WRITTEN EXERCISE | Can you write out all the lines word for word, with no pictures?

## BEGIN DATA SECTION

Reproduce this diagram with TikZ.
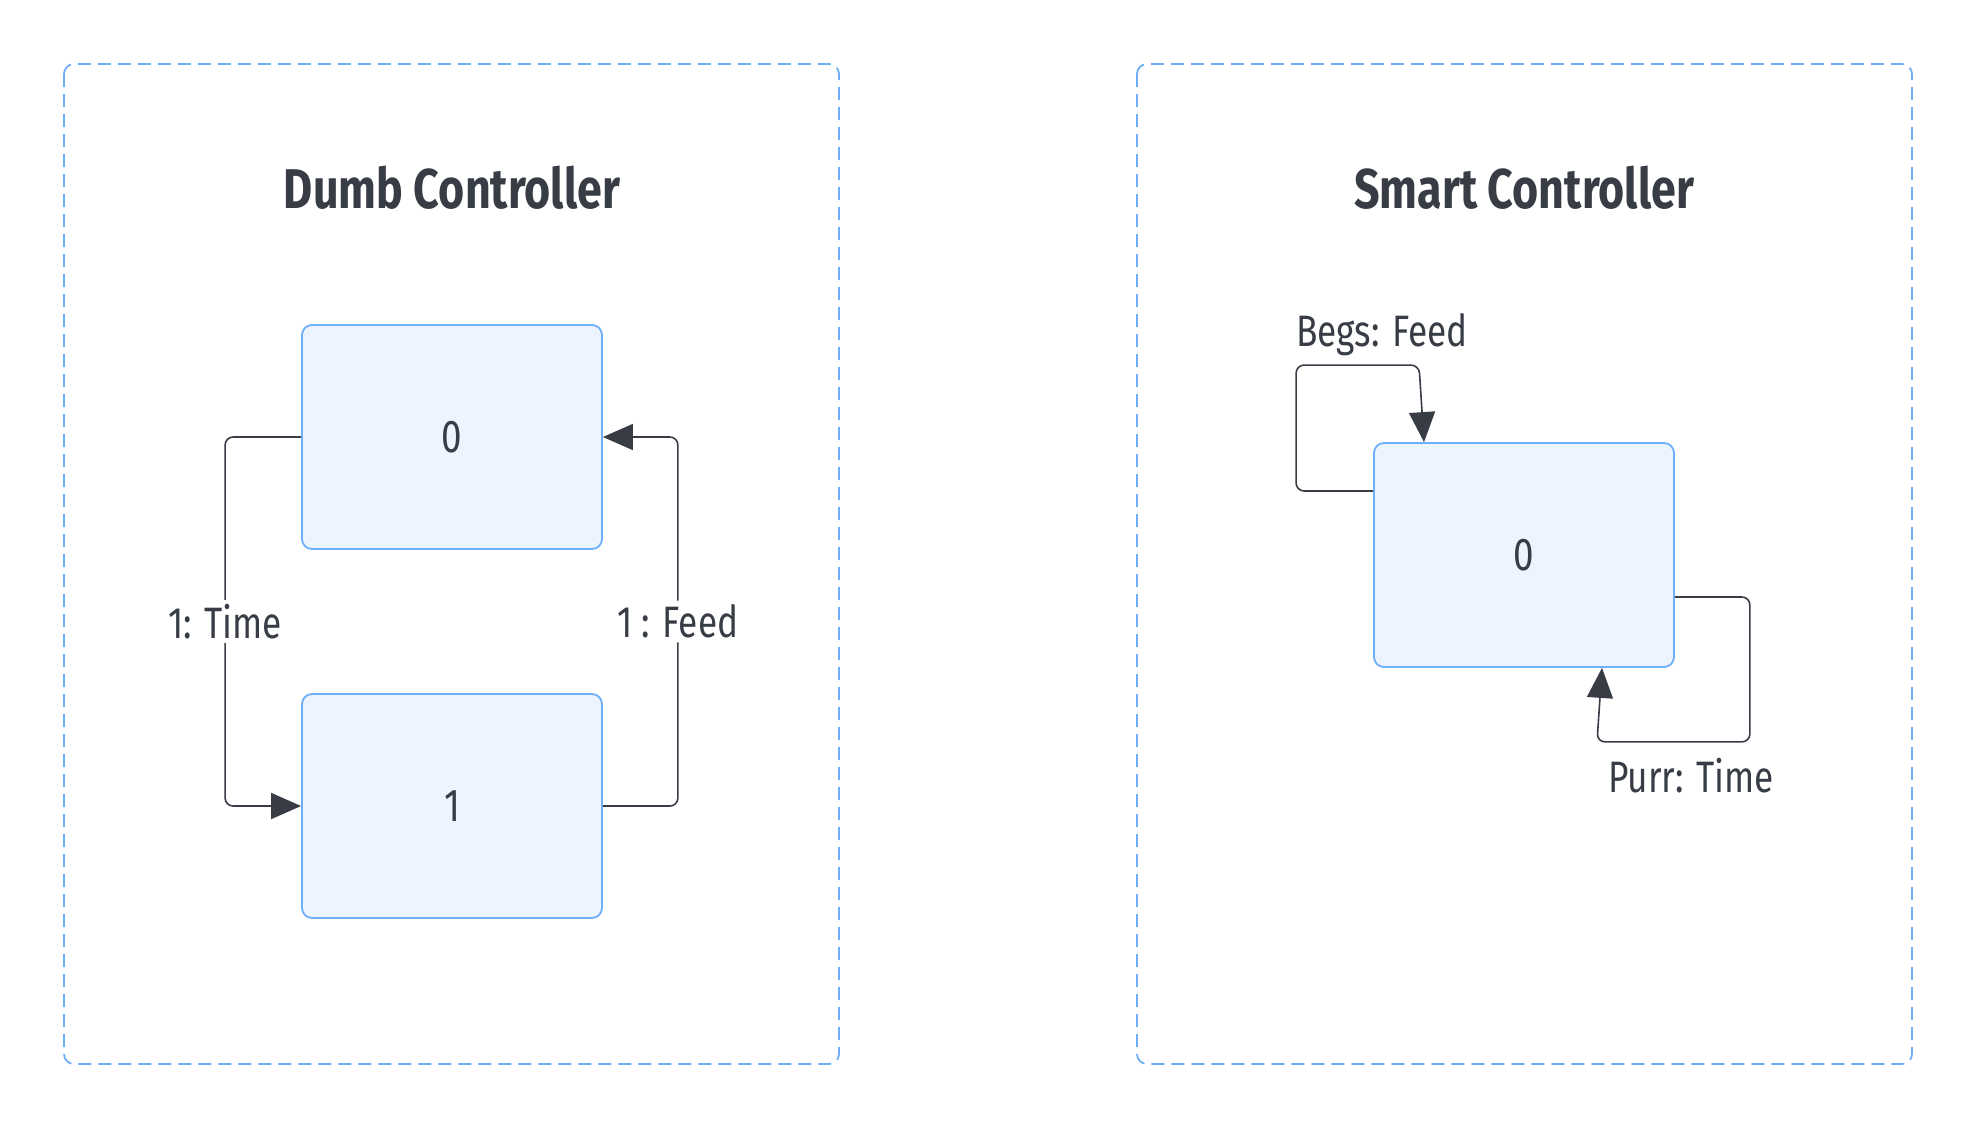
\documentclass[tikz,border=0pt]{standalone}
\usepackage{fontspec}
\usepackage{xcolor}
\usepackage{tikz}
\usetikzlibrary{arrows.meta,calc}
\newfontfamily\handfont[FakeStretch=0.8]{Fira Sans}
\definecolor{boxblue}{HTML}{6FAEF8}
\definecolor{boxfill}{HTML}{ECF4FE}
\definecolor{inkgray}{HTML}{373C45}

\begin{document}
\begin{tikzpicture}[x=0.5pt,y=-0.5pt,
		cluster/.style={draw=boxblue, dash pattern=on 6.5pt off 3.5pt, rounded corners=5pt, line width=0.9pt},
		statebox/.style={draw=boxblue, fill=boxfill, rounded corners=5pt, line width=0.9pt, minimum width=150pt, minimum height=112pt, text=inkgray, font=\handfont\fontsize{23}{26}\selectfont},
		edge/.style={draw=inkgray, line width=0.8pt, rounded corners=4pt, -{Triangle[length=15pt,width=13pt]}},
		lbl/.style={fill=white, text=inkgray, inner sep=2pt, font=\handfont\fontsize{22}{26}\selectfont},
		ttl/.style={text=inkgray, font=\handfont\bfseries\fontsize{28}{32}\selectfont}]
		\useasboundingbox (0,0) rectangle (1967,1136);
		% the two clusters
		\draw[cluster] (64,64) rectangle (839,1064);
		\draw[cluster] (1137,64) rectangle (1912,1064);
		\node[ttl] (dumbtitle) at (452,188) {Dumb Controller};
		\node[ttl] (smarttitle) at (1524,188) {Smart Controller};
		% dumb controller
		\node[statebox] (d0) at (452,437) {0};
		\node[statebox] (d1) at (452,806) {1};
		\draw[edge] (d0.west) -- ++(-76,0) |- node[lbl, pos=0.25] {1: Time} (d1.west);
		\draw[edge] (d1.east) -- ++(75,0) |- node[lbl, pos=0.25] {1 : Feed} (d0.east);
		% smart controller
		\node[statebox] (s0) at (1524,555) {0};
		\draw[edge] ($(s0.west)+(0,-64)$) -- ++(-77,0) |- ($(s0.north)+(-105,-77)$) -- ($(s0.north)+(-100,0)$);
		\node[lbl] (begs) at ($(s0.north)+(-142,-107)$) {Begs: Feed};
		\draw[edge] ($(s0.east)+(0,42)$) -- ++(75,0) |- ($(s0.south)+(73,74)$) -- ($(s0.south)+(78,0)$);
		\node[lbl] (purr) at ($(s0.south)+(167,108)$) {Purr: Time};
\end{tikzpicture}
\end{document}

## END DATA SECTION

EXPECTED ANSWER |
Reproduce this diagram with TikZ.
\documentclass[tikz,border=0pt]{standalone}
\usepackage{fontspec}
\usepackage{xcolor}
\usepackage{tikz}
\usetikzlibrary{arrows.meta,calc}
\newfontfamily\handfont[FakeStretch=0.8]{Fira Sans}
\definecolor{boxblue}{HTML}{6FAEF8}
\definecolor{boxfill}{HTML}{ECF4FE}
\definecolor{inkgray}{HTML}{373C45}

\begin{document}
\begin{tikzpicture}[x=0.5pt,y=-0.5pt,
		cluster/.style={draw=boxblue, dash pattern=on 6.5pt off 3.5pt, rounded corners=5pt, line width=0.9pt},
		statebox/.style={draw=boxblue, fill=boxfill, rounded corners=5pt, line width=0.9pt, minimum width=150pt, minimum height=112pt, text=inkgray, font=\handfont\fontsize{23}{26}\selectfont},
		edge/.style={draw=inkgray, line width=0.8pt, rounded corners=4pt, -{Triangle[length=15pt,width=13pt]}},
		lbl/.style={fill=white, text=inkgray, inner sep=2pt, font=\handfont\fontsize{22}{26}\selectfont},
		ttl/.style={text=inkgray, font=\handfont\bfseries\fontsize{28}{32}\selectfont}]
		\useasboundingbox (0,0) rectangle (1967,1136);
		% the two clusters
		\draw[cluster] (64,64) rectangle (839,1064);
		\draw[cluster] (1137,64) rectangle (1912,1064);
		\node[ttl] (dumbtitle) at (452,188) {Dumb Controller};
		\node[ttl] (smarttitle) at (1524,188) {Smart Controller};
		% dumb controller
		\node[statebox] (d0) at (452,437) {0};
		\node[statebox] (d1) at (452,806) {1};
		\draw[edge] (d0.west) -- ++(-76,0) |- node[lbl, pos=0.25] {1: Time} (d1.west);
		\draw[edge] (d1.east) -- ++(75,0) |- node[lbl, pos=0.25] {1 : Feed} (d0.east);
		% smart controller
		\node[statebox] (s0) at (1524,555) {0};
		\draw[edge] ($(s0.west)+(0,-64)$) -- ++(-77,0) |- ($(s0.north)+(-105,-77)$) -- ($(s0.north)+(-100,0)$);
		\node[lbl] (begs) at ($(s0.north)+(-142,-107)$) {Begs: Feed};
		\draw[edge] ($(s0.east)+(0,42)$) -- ++(75,0) |- ($(s0.south)+(73,74)$) -- ($(s0.south)+(78,0)$);
		\node[lbl] (purr) at ($(s0.south)+(167,108)$) {Purr: Time};
\end{tikzpicture}
\end{document}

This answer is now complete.